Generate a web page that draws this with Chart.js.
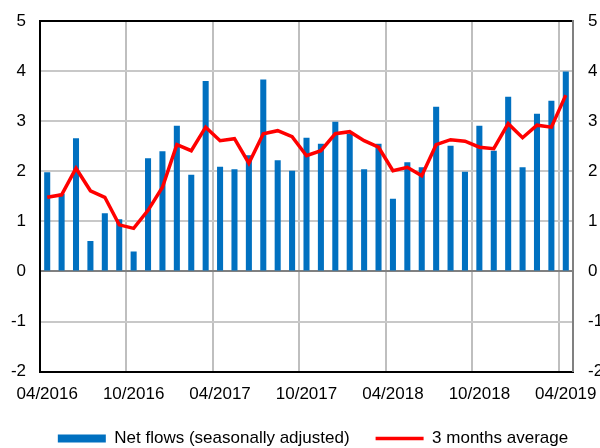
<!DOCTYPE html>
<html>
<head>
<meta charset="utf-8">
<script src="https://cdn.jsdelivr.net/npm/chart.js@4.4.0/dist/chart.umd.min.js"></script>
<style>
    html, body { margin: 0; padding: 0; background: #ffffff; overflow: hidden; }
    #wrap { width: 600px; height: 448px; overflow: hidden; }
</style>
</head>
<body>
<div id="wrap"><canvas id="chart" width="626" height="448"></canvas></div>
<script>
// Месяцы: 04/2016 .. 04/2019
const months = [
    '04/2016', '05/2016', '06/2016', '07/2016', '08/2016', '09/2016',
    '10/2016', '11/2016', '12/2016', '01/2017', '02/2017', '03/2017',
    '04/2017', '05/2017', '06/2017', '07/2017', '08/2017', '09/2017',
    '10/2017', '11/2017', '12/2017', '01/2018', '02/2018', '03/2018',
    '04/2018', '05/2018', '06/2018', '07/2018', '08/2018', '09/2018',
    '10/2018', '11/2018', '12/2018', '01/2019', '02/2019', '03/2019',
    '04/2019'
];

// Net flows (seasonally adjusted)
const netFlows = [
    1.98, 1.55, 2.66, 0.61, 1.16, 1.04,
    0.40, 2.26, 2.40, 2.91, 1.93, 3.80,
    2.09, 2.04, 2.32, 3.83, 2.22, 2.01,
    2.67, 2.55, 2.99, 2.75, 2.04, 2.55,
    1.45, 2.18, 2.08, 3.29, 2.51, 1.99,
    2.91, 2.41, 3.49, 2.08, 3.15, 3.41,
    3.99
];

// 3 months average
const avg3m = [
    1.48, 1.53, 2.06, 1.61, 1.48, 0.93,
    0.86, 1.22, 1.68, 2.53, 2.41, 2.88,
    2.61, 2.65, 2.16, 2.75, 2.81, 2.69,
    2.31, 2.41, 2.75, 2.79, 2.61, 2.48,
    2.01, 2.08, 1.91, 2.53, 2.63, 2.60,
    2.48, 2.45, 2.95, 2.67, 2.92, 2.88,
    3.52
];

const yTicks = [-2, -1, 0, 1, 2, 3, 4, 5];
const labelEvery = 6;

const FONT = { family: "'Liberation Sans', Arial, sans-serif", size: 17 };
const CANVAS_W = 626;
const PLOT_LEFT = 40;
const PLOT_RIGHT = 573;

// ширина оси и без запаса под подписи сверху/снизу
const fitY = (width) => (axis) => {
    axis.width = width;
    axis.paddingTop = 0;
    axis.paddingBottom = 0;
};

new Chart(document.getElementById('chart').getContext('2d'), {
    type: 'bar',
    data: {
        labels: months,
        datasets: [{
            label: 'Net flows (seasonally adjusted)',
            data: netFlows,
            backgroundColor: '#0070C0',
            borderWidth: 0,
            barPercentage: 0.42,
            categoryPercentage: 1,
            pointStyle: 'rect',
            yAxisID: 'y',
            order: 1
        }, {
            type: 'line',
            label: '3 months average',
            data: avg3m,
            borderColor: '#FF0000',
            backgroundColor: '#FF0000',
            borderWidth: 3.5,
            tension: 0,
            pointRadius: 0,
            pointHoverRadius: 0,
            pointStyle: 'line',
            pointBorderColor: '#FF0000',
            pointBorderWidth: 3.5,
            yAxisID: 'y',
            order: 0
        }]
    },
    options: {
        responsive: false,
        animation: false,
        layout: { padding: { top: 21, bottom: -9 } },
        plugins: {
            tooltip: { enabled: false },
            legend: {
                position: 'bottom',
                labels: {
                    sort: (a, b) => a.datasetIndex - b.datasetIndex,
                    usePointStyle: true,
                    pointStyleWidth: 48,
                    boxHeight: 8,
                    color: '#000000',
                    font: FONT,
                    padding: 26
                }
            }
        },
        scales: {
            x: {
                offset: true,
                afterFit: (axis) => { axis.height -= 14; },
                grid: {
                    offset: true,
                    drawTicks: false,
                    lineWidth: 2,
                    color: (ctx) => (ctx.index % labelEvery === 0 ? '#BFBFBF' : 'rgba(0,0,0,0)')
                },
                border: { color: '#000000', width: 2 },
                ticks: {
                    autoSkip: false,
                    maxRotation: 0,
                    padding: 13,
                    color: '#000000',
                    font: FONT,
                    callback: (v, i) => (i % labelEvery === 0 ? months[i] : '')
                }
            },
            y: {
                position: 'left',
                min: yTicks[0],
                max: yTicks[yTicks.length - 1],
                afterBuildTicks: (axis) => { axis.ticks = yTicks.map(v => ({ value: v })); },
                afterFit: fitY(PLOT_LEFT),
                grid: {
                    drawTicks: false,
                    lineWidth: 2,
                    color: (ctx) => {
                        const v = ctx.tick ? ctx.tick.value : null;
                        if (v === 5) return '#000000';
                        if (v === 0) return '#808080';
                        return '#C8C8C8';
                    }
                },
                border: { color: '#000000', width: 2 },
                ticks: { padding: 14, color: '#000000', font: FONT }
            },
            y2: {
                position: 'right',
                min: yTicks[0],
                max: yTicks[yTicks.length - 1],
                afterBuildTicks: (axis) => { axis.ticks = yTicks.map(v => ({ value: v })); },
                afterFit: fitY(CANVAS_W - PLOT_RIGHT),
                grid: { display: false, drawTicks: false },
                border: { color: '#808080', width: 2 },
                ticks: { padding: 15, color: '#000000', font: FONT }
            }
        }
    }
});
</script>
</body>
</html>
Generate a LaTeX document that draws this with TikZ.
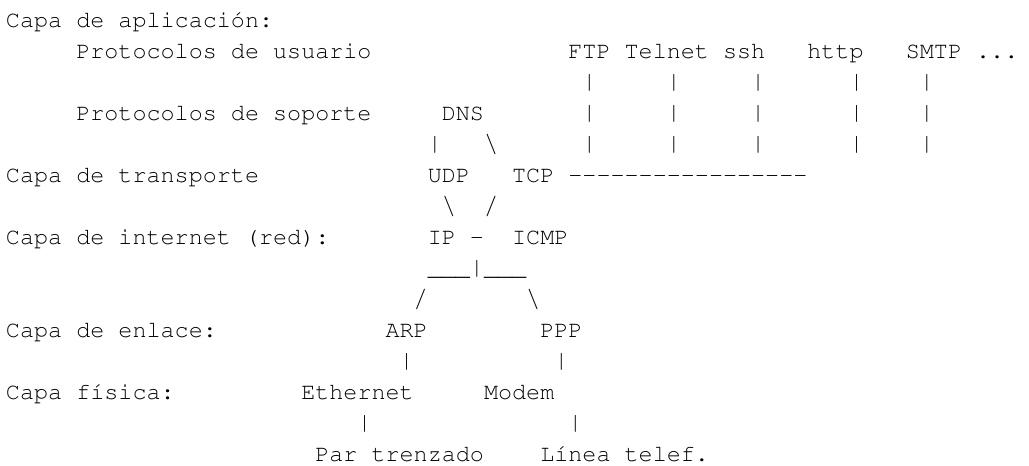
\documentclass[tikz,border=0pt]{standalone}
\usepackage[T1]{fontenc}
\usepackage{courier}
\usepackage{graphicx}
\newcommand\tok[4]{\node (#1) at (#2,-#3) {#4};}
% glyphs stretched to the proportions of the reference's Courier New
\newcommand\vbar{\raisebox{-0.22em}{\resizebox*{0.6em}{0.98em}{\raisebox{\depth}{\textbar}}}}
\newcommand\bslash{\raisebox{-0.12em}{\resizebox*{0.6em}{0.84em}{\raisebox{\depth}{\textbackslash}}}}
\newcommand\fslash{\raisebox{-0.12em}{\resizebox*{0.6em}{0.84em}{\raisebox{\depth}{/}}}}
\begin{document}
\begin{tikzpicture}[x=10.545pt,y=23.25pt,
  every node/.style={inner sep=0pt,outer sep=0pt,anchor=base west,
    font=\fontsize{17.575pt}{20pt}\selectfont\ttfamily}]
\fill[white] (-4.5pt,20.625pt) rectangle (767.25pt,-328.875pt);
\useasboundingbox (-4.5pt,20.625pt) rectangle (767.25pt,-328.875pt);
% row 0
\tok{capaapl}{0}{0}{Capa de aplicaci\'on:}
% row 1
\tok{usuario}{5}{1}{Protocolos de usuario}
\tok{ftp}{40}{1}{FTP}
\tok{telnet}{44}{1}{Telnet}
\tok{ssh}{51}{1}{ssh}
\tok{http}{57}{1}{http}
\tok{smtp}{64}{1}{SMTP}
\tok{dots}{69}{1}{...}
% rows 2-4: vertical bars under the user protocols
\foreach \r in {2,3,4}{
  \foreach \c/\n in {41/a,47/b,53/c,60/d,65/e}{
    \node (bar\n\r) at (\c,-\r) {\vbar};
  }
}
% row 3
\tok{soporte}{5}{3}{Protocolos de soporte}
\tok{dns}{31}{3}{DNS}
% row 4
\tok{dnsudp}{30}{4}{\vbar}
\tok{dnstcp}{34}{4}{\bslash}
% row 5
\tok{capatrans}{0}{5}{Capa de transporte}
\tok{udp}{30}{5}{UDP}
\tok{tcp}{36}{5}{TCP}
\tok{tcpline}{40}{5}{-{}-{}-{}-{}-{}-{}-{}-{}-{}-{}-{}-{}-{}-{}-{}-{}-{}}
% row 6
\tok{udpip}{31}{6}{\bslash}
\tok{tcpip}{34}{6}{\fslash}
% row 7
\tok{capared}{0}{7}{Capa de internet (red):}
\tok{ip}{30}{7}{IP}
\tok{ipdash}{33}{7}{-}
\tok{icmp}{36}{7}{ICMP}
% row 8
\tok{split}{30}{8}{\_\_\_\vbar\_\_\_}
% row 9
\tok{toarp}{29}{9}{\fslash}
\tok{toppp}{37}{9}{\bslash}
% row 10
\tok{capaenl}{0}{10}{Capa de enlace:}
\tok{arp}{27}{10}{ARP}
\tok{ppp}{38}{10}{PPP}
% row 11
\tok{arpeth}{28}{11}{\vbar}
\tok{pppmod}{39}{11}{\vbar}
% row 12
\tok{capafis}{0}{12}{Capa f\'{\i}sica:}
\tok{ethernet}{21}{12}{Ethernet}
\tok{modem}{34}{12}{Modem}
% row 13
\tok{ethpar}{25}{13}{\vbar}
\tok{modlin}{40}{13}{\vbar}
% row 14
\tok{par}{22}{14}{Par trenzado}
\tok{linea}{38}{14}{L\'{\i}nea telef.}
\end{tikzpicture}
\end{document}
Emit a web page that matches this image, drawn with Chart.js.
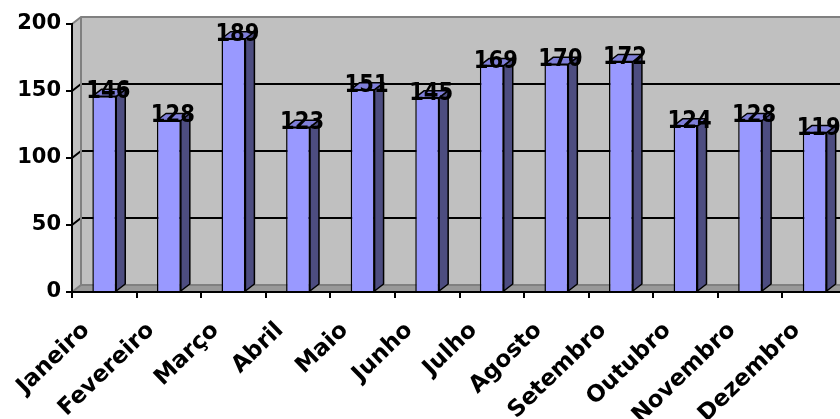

= WRITTEN TASK =
From the records above, how many lines include the word "page"? Only the number is wanted.

= CORRECT RESULT =
2